Vednayakam Samuel Azariah
1874-1945. First Indian bishop in the Anglican Church. He was born at Vellalanvillai in Tinnevelly district of Madras state; his father, a convert from Hinduism, was an Anglican minister. After education at Madras-he could not take his degree because of illness-Azariah became in 1895 a YMCA secretary, working among students. His concern for evangelism showed in his helping to form the indigenous Indian Missionary Society of Tinnevelly (1903) and the interdenominational National Missionary Society (1905). He was first secretary of the Tinnevelly society, which sent a missionary to a hitherto neglected district called Dornakal in the Telugu-language part of the Nizam of Hyderabad's territory. In 1909 he himself was ordained and went to Dornakal, having resigned from the YMCA. The Dornakal church expanded and in 1912 Azariah was consecrated missionary bishop. Later Dornakal was separated as a diocese from Madras. Azariah welcomed the mass movements which augmented the Telugu church, including those from depressed classes.
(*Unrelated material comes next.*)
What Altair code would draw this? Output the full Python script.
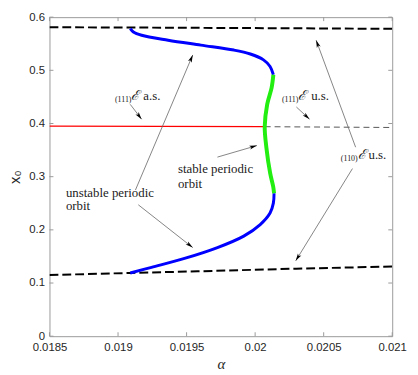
import math
import altair as alt
import pandas as pd

W, H = 347, 323
X_MIN, X_MAX = 0.0185, 0.021
Y_MIN, Y_MAX = 0.0, 0.6
x_ticks = [0.0185, 0.019, 0.0195, 0.02, 0.0205, 0.021]
y_ticks = [0, 0.1, 0.2, 0.3, 0.4, 0.5, 0.6]

# equilibria (110)E : upper & lower branches (unstable, dashed)
top_eq_a = [0.0185, 0.0191, 0.0195, 0.0205, 0.021]
top_eq_x = [0.581, 0.5805, 0.580, 0.5788, 0.578]
bot_eq_a = [0.0185, 0.0191, 0.01958, 0.0203, 0.021]
bot_eq_x = [0.115, 0.119, 0.122, 0.127, 0.131]
# (111)E stable / unstable
red_a = [0.0185, 0.02007]
red_x = [0.395, 0.394]
grey_a = [0.02007, 0.021]
grey_x = [0.394, 0.3925]
# periodic orbit branch
blue_lo_a = [0.019089, 0.019244, 0.019485, 0.019725, 0.019917, 0.020037, 0.020109, 0.020133, 0.020138]
blue_lo_x = [0.1189, 0.1295, 0.1462, 0.1666, 0.1882, 0.2099, 0.2316, 0.2502, 0.2688]
green_a = [0.020138, 0.020132, 0.02011, 0.020082, 0.02007, 0.020088, 0.02012, 0.020133]
green_x = [0.2688, 0.281, 0.306, 0.355, 0.394, 0.436, 0.467, 0.4917]
blue_up_a = [0.020133, 0.020109, 0.020061, 0.019965, 0.019845, 0.019604, 0.019365, 0.019172, 0.019112, 0.019089]
blue_up_x = [0.4917, 0.5071, 0.5196, 0.5307, 0.5381, 0.5474, 0.5567, 0.5660, 0.5721, 0.5783]

# annotation arrows (start -> end)
arr_a1 = [0.019089, 0.019127, 0.019148, 0.019725, 0.020301, 0.020733, 0.020710]
arr_x1 = [0.4360, 0.2749, 0.2471, 0.3368, 0.4310, 0.3554, 0.3152]
arr_a2 = [0.019172, 0.019545, 0.019545, 0.020013, 0.020397, 0.020445, 0.020296]
arr_x2 = [0.4081, 0.5289, 0.1666, 0.3585, 0.4081, 0.5567, 0.1417]

# text labels
sub_text = ["(111)", "(111)", "(110)"]
sub_a = [0.019098, 0.020316, 0.020748]
sub_x = [0.4403, 0.4403, 0.3288]
cal_text = ["ℰ", "ℰ", "ℰ"]
cal_a = [0.019098, 0.020316, 0.020748]
cal_x = [0.4440, 0.4440, 0.3325]
suf_text = ["a.s.", "u.s.", "u.s."]
suf_a = [0.019184, 0.020409, 0.020827]
suf_x = [0.4440, 0.4440, 0.3325]
note_text = ["stable periodic", "orbit", "unstable periodic", "orbit"]
note_a = [0.019437, 0.019437, 0.018620, 0.018620]
note_x = [0.3071, 0.2786, 0.2625, 0.2365]

xs = alt.Scale(domain=[X_MIN, X_MAX], nice=False, zero=False)
ys = alt.Scale(domain=[Y_MIN, Y_MAX], nice=False, zero=False)


def df_line(a, x):
    return pd.DataFrame({"a": a, "x": x, "i": list(range(len(a)))})


X_MAIN = alt.X("a:Q", scale=xs, axis=alt.Axis(
    orient="bottom", values=x_ticks, format="~g", ticks=False, domain=False,
    grid=False, labelPadding=5, labelFlush=False,
    title="α", titleFont="Liberation Serif", titleFontStyle="italic",
    titleFontSize=15, titleFontWeight="normal", titleColor="#262626",
    titleX=W / 2, titleY=28, titleBaseline="middle", titleAlign="center"))
Y_MAIN = alt.Y("x:Q", scale=ys, axis=alt.Axis(
    orient="left", values=y_ticks, format="~g", ticks=False, domain=False,
    grid=False, labelPadding=5, labelFlush=False,
    title="x₀", titleFont="Liberation Sans", titleFontSize=15,
    titleFontWeight="normal", titleColor="#262626",
    titleX=-35, titleY=H / 2, titleBaseline="middle", titleAlign="center"))

X_PLAIN = alt.X("a:Q", scale=xs, axis=None)
Y_PLAIN = alt.Y("x:Q", scale=ys, axis=None)


def line(a, x, **kw):
    return alt.Chart(df_line(a, x)).mark_line(clip=True, **kw).encode(
        x=X_PLAIN, y=Y_PLAIN, order="i:Q")


base = alt.Chart(df_line(red_a, red_x)).mark_line(opacity=0).encode(
    x=X_MAIN, y=Y_MAIN)

# inward tick marks on all four sides (MATLAB box style)
TICK_C = "#9a9a9a"
TL = 4
xt_df = pd.DataFrame({"a": x_ticks})
yt_df = pd.DataFrame({"x": y_ticks})
xt_bot = alt.Chart(xt_df).mark_rule(color=TICK_C, strokeWidth=1).encode(
    x=X_PLAIN, y=alt.value(H), y2=alt.value(H - TL))
xt_top = alt.Chart(xt_df).mark_rule(color=TICK_C, strokeWidth=1).encode(
    x=X_PLAIN, y=alt.value(0), y2=alt.value(TL))
yt_left = alt.Chart(yt_df).mark_rule(color=TICK_C, strokeWidth=1).encode(
    y=Y_PLAIN, x=alt.value(0), x2=alt.value(TL))
yt_right = alt.Chart(yt_df).mark_rule(color=TICK_C, strokeWidth=1).encode(
    y=Y_PLAIN, x=alt.value(W), x2=alt.value(W - TL))

top_eq = line(top_eq_a, top_eq_x, color="black", strokeWidth=2, strokeDash=[9, 4])
bot_eq = line(bot_eq_a, bot_eq_x, color="black", strokeWidth=2, strokeDash=[9, 4])
grey = line(grey_a, grey_x, color="#555555", strokeWidth=1, strokeDash=[6, 4])
red = line(red_a, red_x, color="#ff0000", strokeWidth=1.3)
blue_lo = line(blue_lo_a, blue_lo_x, color="#0000ff", strokeWidth=3, interpolate="catmull-rom")
blue_up = line(blue_up_a, blue_up_x, color="#0000ff", strokeWidth=3, interpolate="catmull-rom")
green = line(green_a, green_x, color="#22ee11", strokeWidth=4, interpolate="catmull-rom")

# arrows
ang = []
for a1, x1, a2, x2 in zip(arr_a1, arr_x1, arr_a2, arr_x2):
    dx = (a2 - a1) / (X_MAX - X_MIN) * W
    dy = -(x2 - x1) / (Y_MAX - Y_MIN) * H
    ang.append(math.degrees(math.atan2(dx, -dy)) % 360)
arr_df = pd.DataFrame({"a": arr_a1, "x": arr_x1, "a2": arr_a2, "x2": arr_x2, "ang": ang})
arr_lines = alt.Chart(arr_df).mark_rule(color="#666666", strokeWidth=0.8).encode(
    x=X_PLAIN, y=Y_PLAIN, x2="a2:Q", y2="x2:Q")
arr_heads = alt.Chart(arr_df).mark_point(
    shape="M0,0 L0.45,1.7 L0,1.3 L-0.45,1.7 Z", filled=True, color="black",
    opacity=1, size=80).encode(
    x=alt.X("a2:Q", scale=xs, axis=None), y=alt.Y("x2:Q", scale=ys, axis=None),
    angle=alt.Angle("ang:Q", scale=None))

SERIF = "Liberation Serif"
sub_df = pd.DataFrame({"a": sub_a, "x": sub_x, "t": sub_text})
cal_df = pd.DataFrame({"a": cal_a, "x": cal_x, "t": cal_text})
suf_df = pd.DataFrame({"a": suf_a, "x": suf_x, "t": suf_text})
note_df = pd.DataFrame({"a": note_a, "x": note_x, "t": note_text})
sub_t = alt.Chart(sub_df).mark_text(align="right", baseline="alphabetic", font=SERIF,
                                    fontSize=8, color="#222222").encode(x=X_PLAIN, y=Y_PLAIN, text="t:N")
cal_t = alt.Chart(cal_df).mark_text(align="left", baseline="alphabetic", font=SERIF,
                                    fontSize=14, fontStyle="italic", color="#222222").encode(x=X_PLAIN, y=Y_PLAIN, text="t:N")
suf_t = alt.Chart(suf_df).mark_text(align="left", baseline="alphabetic", font=SERIF,
                                    fontSize=13, color="#222222").encode(x=X_PLAIN, y=Y_PLAIN, text="t:N")
note_t = alt.Chart(note_df).mark_text(align="left", baseline="alphabetic", font=SERIF,
                                      fontSize=13, color="#222222").encode(x=X_PLAIN, y=Y_PLAIN, text="t:N")

chart = alt.layer(
    base, xt_bot, xt_top, yt_left, yt_right,
    top_eq, bot_eq, grey, red, blue_lo, blue_up, green,
    arr_lines, arr_heads, sub_t, cal_t, suf_t, note_t,
).resolve_axis(x="independent", y="independent").properties(
    width=W, height=H,
    autosize=alt.AutoSizeParams(type="none"),
    padding={"left": 42, "top": 7, "right": 18, "bottom": 35},
).configure_view(stroke="#9a9a9a", strokeWidth=1).configure_axis(
    labelFont="Liberation Sans", labelFontSize=11.5, labelColor="#262626")

chart.save("out.html", embed_options={"renderer": "svg", "actions": False})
He was a leader at the meeting of Indian ministers in Tranquebar in 1919 which marked the beginning of the church union movement in India. To him, “unhappy divisions” were in fact a “sin and a scandal” in the Indian setting. He did not live to see the two major church unions which resulted from the decades of negotiation. As chairman of the National Christian Council (1929- 45) and host at the World Missionary Conference at Tambaram (Madras) in 1938, Azariah had a special place in Indian Christian leadership during the period when the “younger churches” assumed importance and replaced foreign missions. He died at Dornakal.
See J.Z. Hodge, Bishop Azariah of Dornakal (1946).